Output the first line of the listing and each line after it, up to and including the line that contains "Chart.register(...registerables);", exactly as written, minus the pictures.

▽

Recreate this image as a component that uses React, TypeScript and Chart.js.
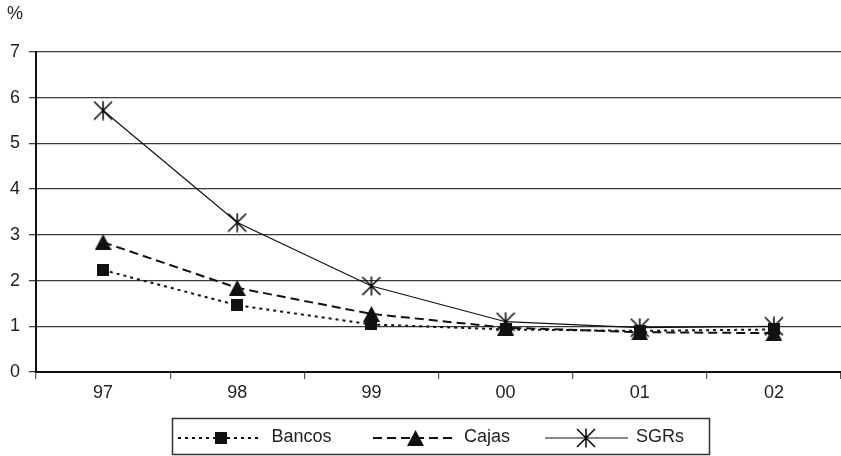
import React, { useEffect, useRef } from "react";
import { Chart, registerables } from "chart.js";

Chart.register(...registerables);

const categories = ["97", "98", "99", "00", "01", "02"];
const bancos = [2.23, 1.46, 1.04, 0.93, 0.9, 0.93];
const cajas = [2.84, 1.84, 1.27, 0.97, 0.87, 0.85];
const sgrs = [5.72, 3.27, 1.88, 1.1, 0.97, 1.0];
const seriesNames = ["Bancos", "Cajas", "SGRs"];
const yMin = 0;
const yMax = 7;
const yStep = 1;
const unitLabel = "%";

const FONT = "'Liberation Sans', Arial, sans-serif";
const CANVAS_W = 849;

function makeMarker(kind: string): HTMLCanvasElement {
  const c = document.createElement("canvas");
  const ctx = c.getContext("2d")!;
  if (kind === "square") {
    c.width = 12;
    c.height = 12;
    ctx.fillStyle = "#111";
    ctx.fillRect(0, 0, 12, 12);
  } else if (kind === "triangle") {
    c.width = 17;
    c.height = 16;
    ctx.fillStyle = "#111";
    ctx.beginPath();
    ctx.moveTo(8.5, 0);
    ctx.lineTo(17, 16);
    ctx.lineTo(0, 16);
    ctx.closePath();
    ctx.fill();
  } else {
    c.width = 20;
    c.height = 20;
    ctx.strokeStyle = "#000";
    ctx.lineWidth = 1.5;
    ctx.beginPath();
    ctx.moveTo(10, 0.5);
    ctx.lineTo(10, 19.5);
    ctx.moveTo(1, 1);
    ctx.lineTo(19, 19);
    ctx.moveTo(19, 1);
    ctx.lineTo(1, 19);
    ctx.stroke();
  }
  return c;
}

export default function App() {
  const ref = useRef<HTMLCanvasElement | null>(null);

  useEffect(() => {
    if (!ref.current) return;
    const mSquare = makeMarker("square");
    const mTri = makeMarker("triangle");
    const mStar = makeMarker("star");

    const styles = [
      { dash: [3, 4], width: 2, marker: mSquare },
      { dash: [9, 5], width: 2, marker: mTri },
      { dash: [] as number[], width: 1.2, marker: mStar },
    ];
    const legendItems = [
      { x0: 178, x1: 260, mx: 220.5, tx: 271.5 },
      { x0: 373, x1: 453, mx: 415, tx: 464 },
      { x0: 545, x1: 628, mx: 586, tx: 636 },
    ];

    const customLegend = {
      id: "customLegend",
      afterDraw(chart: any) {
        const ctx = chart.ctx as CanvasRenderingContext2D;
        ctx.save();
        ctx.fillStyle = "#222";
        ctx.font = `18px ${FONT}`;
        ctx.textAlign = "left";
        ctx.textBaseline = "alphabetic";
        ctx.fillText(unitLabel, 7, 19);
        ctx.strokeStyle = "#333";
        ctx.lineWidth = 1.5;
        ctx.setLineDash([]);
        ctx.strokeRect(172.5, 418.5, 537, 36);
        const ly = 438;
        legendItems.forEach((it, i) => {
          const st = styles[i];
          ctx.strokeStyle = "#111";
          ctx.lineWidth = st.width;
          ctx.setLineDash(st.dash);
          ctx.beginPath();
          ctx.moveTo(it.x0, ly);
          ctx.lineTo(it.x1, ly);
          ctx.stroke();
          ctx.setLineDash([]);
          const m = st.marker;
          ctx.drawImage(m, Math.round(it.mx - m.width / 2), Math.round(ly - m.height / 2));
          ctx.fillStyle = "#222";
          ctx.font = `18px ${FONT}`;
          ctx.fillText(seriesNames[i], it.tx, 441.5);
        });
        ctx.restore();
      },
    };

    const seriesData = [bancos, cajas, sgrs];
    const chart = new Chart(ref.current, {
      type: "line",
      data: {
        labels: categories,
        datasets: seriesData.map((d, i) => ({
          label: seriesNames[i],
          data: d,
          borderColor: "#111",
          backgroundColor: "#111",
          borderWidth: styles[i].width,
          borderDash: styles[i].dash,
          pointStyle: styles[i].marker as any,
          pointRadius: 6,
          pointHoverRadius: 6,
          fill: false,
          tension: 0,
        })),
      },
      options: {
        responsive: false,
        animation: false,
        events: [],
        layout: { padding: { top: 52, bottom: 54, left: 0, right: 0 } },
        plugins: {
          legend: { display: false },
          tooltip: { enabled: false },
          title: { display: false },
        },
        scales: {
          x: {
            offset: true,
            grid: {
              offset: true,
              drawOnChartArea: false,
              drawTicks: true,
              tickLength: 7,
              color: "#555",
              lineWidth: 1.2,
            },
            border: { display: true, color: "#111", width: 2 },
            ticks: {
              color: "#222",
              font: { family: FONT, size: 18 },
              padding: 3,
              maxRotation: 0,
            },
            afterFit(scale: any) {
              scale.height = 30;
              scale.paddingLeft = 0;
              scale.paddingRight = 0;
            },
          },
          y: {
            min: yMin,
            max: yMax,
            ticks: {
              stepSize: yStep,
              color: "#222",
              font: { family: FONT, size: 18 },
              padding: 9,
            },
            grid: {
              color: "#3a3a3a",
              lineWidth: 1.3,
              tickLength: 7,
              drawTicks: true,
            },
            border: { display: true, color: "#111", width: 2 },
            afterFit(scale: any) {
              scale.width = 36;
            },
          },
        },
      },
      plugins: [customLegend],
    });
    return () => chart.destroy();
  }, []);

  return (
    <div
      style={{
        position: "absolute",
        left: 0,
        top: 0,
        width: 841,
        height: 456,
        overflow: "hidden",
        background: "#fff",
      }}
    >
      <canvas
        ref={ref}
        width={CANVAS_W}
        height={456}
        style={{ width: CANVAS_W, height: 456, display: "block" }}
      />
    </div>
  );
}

△

▶ Exercise answer:
Recreate this image as a component that uses React, TypeScript and Chart.js.
import React, { useEffect, useRef } from "react";
import { Chart, registerables } from "chart.js";

Chart.register(...registerables);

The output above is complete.